One mitigating factor is potentially the employer’s lack of a social media policy as an employee can’t be held accountable for something that has not been previously communicated to them. By contrast, the existence of a social media policy gives an employer stronger grounds to discipline the employee. This is the case in Plant v API Microelectronics. Following news of a possible relocation of one of the factories, the claimant, who had an exemplary 17 years’ disciplinary record, posted on Facebook, “PMSL bloody place I need to hurry up and sue them PMSL”. Consequently, Mrs Plant was dismissed.
Dealing with the claimant’s unfair dismissal claim, the ET stated that, although it could be seen as “harsh”, the dismissal was fair. The ET reached its decision taking into account the derogatory nature of the comments, the fact that the comments were a breach of the social media policy, and the absence of any adequate explanation.
Another mitigating factor that an employee could plead is the factual background surrounding the misconduct, as seen in the rugby league case, Mason v Huddersfield Giants. During an extensive session of drinking, and without the claimant’s knowledge, a teammate used Mr Mason’s phone to take an obscene picture. Later in the evening, Mr Mason’s girlfriend tweeted the picture from the claimant’s phone. Although Mr Mason deleted the post two days later, he was summarily dismissed.
Mr Mason’s claim of wrongful dismissal succeeded. The High Court held that he did not bring his employer into disrepute as the club had condoned such behaviour in the past – previous drinking sessions as well as a public “naked run” undertaken by players – and the club was not concerned with issuing an apology to its supporters.

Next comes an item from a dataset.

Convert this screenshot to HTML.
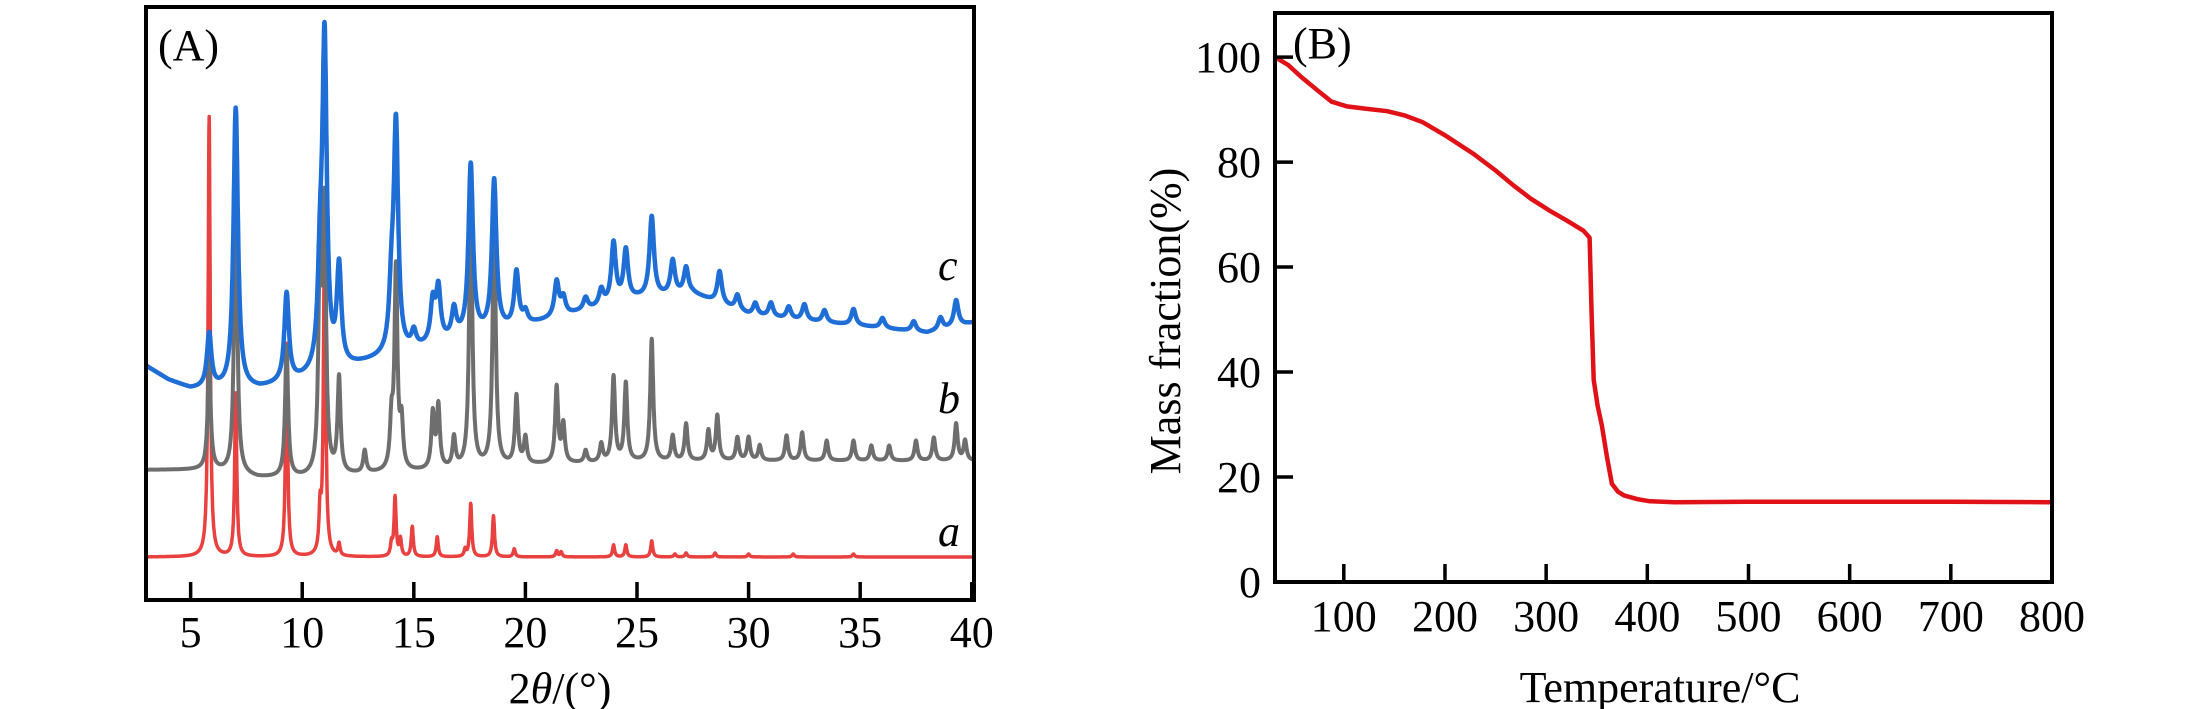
<!DOCTYPE html>
<html><head><meta charset="utf-8"><style>
html,body{margin:0;padding:0;background:#fff;}
svg{display:block;font-family:"Liberation Serif",serif;}
</style></head><body>
<svg id="fig" width="2205" height="709" viewBox="0 0 2205 709" xmlns="http://www.w3.org/2000/svg">
<g id="pa"></g>
<g id="pb"></g>
</svg>
<script>
// ---------- Panel A data (XRD) ----------
const xrdTicks = [5,10,15,20,25,30,35,40];
const redBaseX = [3,40];
const redBaseV = [43,43];
const redPos = [5.83,7.02,9.3,10.8,11.0,11.65,14.0,14.16,14.4,14.93,16.05,17.3,17.55,18.57,19.5,21.4,21.6,23.95,24.5,25.66,26.7,27.2,28.5,30,32,34.7];
const redHt  = [440,163,213,41,347,12,12,59,17,30,20,7,53,41,8,6,5,12,12,16,3,4,4,3,3,3];
const greyBaseX = [3,6,8,10,13,15,20,25,30,40];
const greyBaseV = [130,130,122,122,126,128,135,138,139,139];
const greyPos = [5.83,7.02,9.3,10.8,11.0,11.65,12.8,14.0,14.2,14.45,15.85,16.1,16.8,17.55,18.6,19.6,20.0,21.4,21.7,22.7,23.4,23.95,24.5,25.66,26.6,27.2,28.2,28.6,29.5,30.0,30.5,31.7,32.4,33.5,34.7,35.5,36.3,37.5,38.3,39.3,39.7];
const greyHt  = [108,300,130,230,255,95,22,45,200,45,55,62,30,280,260,68,26,76,38,12,18,85,78,122,25,37,30,45,23,23,15,25,28,20,20,15,15,20,23,37,20];
const blueBaseX = [3,4,5,8.1,10,12.7,15,17,20,22.5,25,27.5,30,32,35,38,40];
const blueBaseV = [234,220,211,211,220,236,249,261,274,288,301,306,285,280,274,267,277];
const bluePos = [5.83,7.02,9.3,10.8,11.0,11.65,14.0,14.2,15.0,15.85,16.1,16.8,17.55,18.6,19.6,20.0,21.4,21.7,22.7,23.4,23.95,24.5,25.66,26.6,27.2,28.7,29.5,30.3,31.0,31.8,32.5,33.4,34.7,36.0,37.4,38.6,39.3];
const blueHt  = [54,280,88,85,325,98,55,225,16,40,52,28,170,150,54,12,35,17,12,16,60,50,80,34,26,32,15,12,14,12,16,12,16,10,10,12,26];

// ---------- Panel B data (TGA) ----------
const tgaT = [32,45,58,75,88,103,120,143,160,178,200,228,250,268,285,303,320,337,343,345,347,351,355,360,365,371,377,390,402,427,500,600,700,800];
const tgaM = [100,98.5,96.2,93.5,91.5,90.6,90.2,89.7,88.9,87.6,85.1,81.6,78.4,75.5,73.0,70.8,68.9,66.9,65.6,50.5,38.5,33.5,29.9,24,18.7,17.2,16.5,15.8,15.4,15.2,15.3,15.3,15.3,15.2];
const tgaXTicks = [100,200,300,400,500,600,700,800];
const tgaYTicks = [0,20,40,60,80,100];

const NS="http://www.w3.org/2000/svg";
function mk(parent,tag,attrs){const e=document.createElementNS(NS,tag);for(const k in attrs)e.setAttribute(k,attrs[k]);parent.appendChild(e);return e;}

// ---- Panel A ----
const A={x0:146,x1:974,y0:600,y1:7,xmin:3,xmax:40.1,vmax:593};
const ax=v=>A.x0+(v-A.xmin)/(A.xmax-A.xmin)*(A.x1-A.x0);
const ay=v=>A.y0-v/A.vmax*(A.y0-A.y1);
function interp(xs,vs,x){if(x<=xs[0])return vs[0];for(let i=1;i<xs.length;i++){if(x<=xs[i]){const t=(x-xs[i-1])/(xs[i]-xs[i-1]);return vs[i-1]+t*(vs[i]-vs[i-1]);}}return vs[vs.length-1];}
function pattern(bx,bv,pos,ht,w){let d="";for(let x=A.xmin;x<=A.xmax+1e-9;x+=0.01){let v=interp(bx,bv,x);for(let i=0;i<pos.length;i++){const dx=(x-pos[i])/w;v+=ht[i]/(1+dx*dx);}d+=(d?"L":"M")+ax(x).toFixed(1)+","+ay(v).toFixed(1);}return d;}
const pa=document.getElementById('pa');
const clipA=mk(pa,'clipPath',{id:'ca'});mk(clipA,'rect',{x:A.x0,y:A.y1,width:A.x1-A.x0,height:A.y0-A.y1});
const gA=mk(pa,'g',{'clip-path':'url(#ca)'});
const red=mk(gA,'path',{d:pattern(redBaseX,redBaseV,redPos,redHt,0.055),fill:'none',stroke:'#e8413f','stroke-width':3.5,'stroke-linejoin':'round'});


const grey=mk(gA,'path',{d:pattern(greyBaseX,greyBaseV,greyPos,greyHt,0.08),fill:'none',stroke:'#6e6e6e','stroke-width':4,'stroke-linejoin':'round'});


const blue=mk(gA,'path',{d:pattern(blueBaseX,blueBaseV,bluePos,blueHt,0.12),fill:'none',stroke:'#1f6ed6','stroke-width':4.5,'stroke-linejoin':'round'});


const frA=mk(pa,'rect',{x:A.x0,y:A.y1,width:A.x1-A.x0,height:A.y0-A.y1,fill:'none',stroke:'#000','stroke-width':4});


xrdTicks.forEach(t=>{
  const l=mk(pa,'line',{x1:ax(t),x2:ax(t),y1:A.y0,y2:A.y0-18,stroke:'#000','stroke-width':3.5});
  
  
  const tx=mk(pa,'text',{x:ax(t),y:647,'text-anchor':'middle','font-size':44});tx.textContent=t;
  
  
});
</script>
<script>
(function(){
const pa=document.getElementById('pa');
function t(parent,x,y,s,txt,name,extra){const e=document.createElementNS("http://www.w3.org/2000/svg","text");e.setAttribute('x',x);e.setAttribute('y',y);e.setAttribute('font-size',s);if(extra)for(const k in extra)e.setAttribute(k,extra[k]);e.innerHTML=txt;parent.appendChild(e);return e;}
t(pa,158,60,44,'(A)','panel-a-label');
t(pa,938,280,44,'c','curve-c-label',{'font-style':'italic'});
t(pa,938,413,44,'b','curve-b-label',{'font-style':'italic'});
t(pa,938,546,44,'a','curve-a-label',{'font-style':'italic'});
t(pa,560,703,44,'2<tspan font-style="italic">θ</tspan>/(°)','x-axis-title',{'text-anchor':'middle'});
})();
// ---- Panel B ----
const B={x0:1275,x1:2052,y0:582,y1:13,tmin:32,tmax:800,mmax:108.4};
const bx=v=>B.x0+(v-B.tmin)/(B.tmax-B.tmin)*(B.x1-B.x0);
const by=v=>B.y0-v/B.mmax*(B.y0-B.y1);
const pb=document.getElementById('pb');
const NS2="http://www.w3.org/2000/svg";
function mk2(tag,attrs){const e=document.createElementNS(NS2,tag);for(const k in attrs)e.setAttribute(k,attrs[k]);pb.appendChild(e);return e;}
let dB="";tgaT.forEach((T,i)=>{dB+=(i?"L":"M")+bx(T).toFixed(1)+","+by(tgaM[i]).toFixed(1);});
const tl=mk2('path',{d:dB,fill:'none',stroke:'#e01218','stroke-width':4.5,'stroke-linejoin':'round'});


const frB=mk2('rect',{x:B.x0,y:B.y1,width:B.x1-B.x0,height:B.y0-B.y1,fill:'none',stroke:'#000','stroke-width':4});


tgaXTicks.forEach(v=>{
  if(v<800){const l=mk2('line',{x1:bx(v),x2:bx(v),y1:B.y0,y2:B.y0-18,stroke:'#000','stroke-width':3.5});
  
  }
  const tx=mk2('text',{x:bx(v),y:631,'text-anchor':'middle','font-size':44});tx.textContent=v;
  
  
});
tgaYTicks.forEach(v=>{
  const l=mk2('line',{x1:B.x0,x2:B.x0+18,y1:by(v),y2:by(v),stroke:'#000','stroke-width':3.5});
  
  
  const tx=mk2('text',{x:1261,y:by(v)+15,'text-anchor':'end','font-size':44});tx.textContent=v;
  
  
});
const lb=mk2('text',{x:1293,y:58,'font-size':44});lb.textContent='(B)';


const xt=mk2('text',{x:1660,y:702,'text-anchor':'middle','font-size':44});xt.textContent='Temperature/°C';


const yt=mk2('text',{x:0,y:0,'text-anchor':'middle','font-size':44,transform:'translate(1180,321) rotate(-90)'});yt.textContent='Mass fraction(%)';


</script>
</body></html>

Finally, an employee could argue their personal circumstances, such as long service, unblemished disciplinary record, or mental health issues, as seen in Burns v Surrey County Council. Following a Halloween party for the residents, the claimant, a manager of a residential care home for elderly and vulnerable adults, posted on her personal Facebook page photos of the residents and a video taken during one of the music nights. This was in breach of her employer’s social media policy.
Due to her mitigation in the disciplinary action (21 years in service and personal problems) she was issued a final written warning with an offer of redeployment at five grades below her post with a significant drop in salary. Mrs Burns missed the deadline to accept this job – as her request for an extension of time was not allowed – and was consequently dismissed. The ET held the dismissal was unfair as the claimant was not allowed extra time to consider the offer of redeployment. However, due to her contributory fault, the compensation was significantly reduced.
Social media raises new legal challenges and concerns for both the employer and employees. However, the right balance needs to be drawn between the employer’s right to protect itself from the risks arising from an employee’s social media misconduct and the employee’s right to privacy and freedom of expression.
In the UK there is no specific statutory regulation to address these social media challenges. Although it was requested in Game Retail Ltd v Laws, the EAT refused to give particular guidance on disciplinary actions for social media misconduct. Instead, it reinforced the existing “band of reasonable responses” test, namely the test of whether the employer acts reasonably in treating the misconduct as sufficient reason for dismissing the employee. It is, therefore, left to employees to abide by their employer’s social media policy and to follow the essential guidelines when using social media.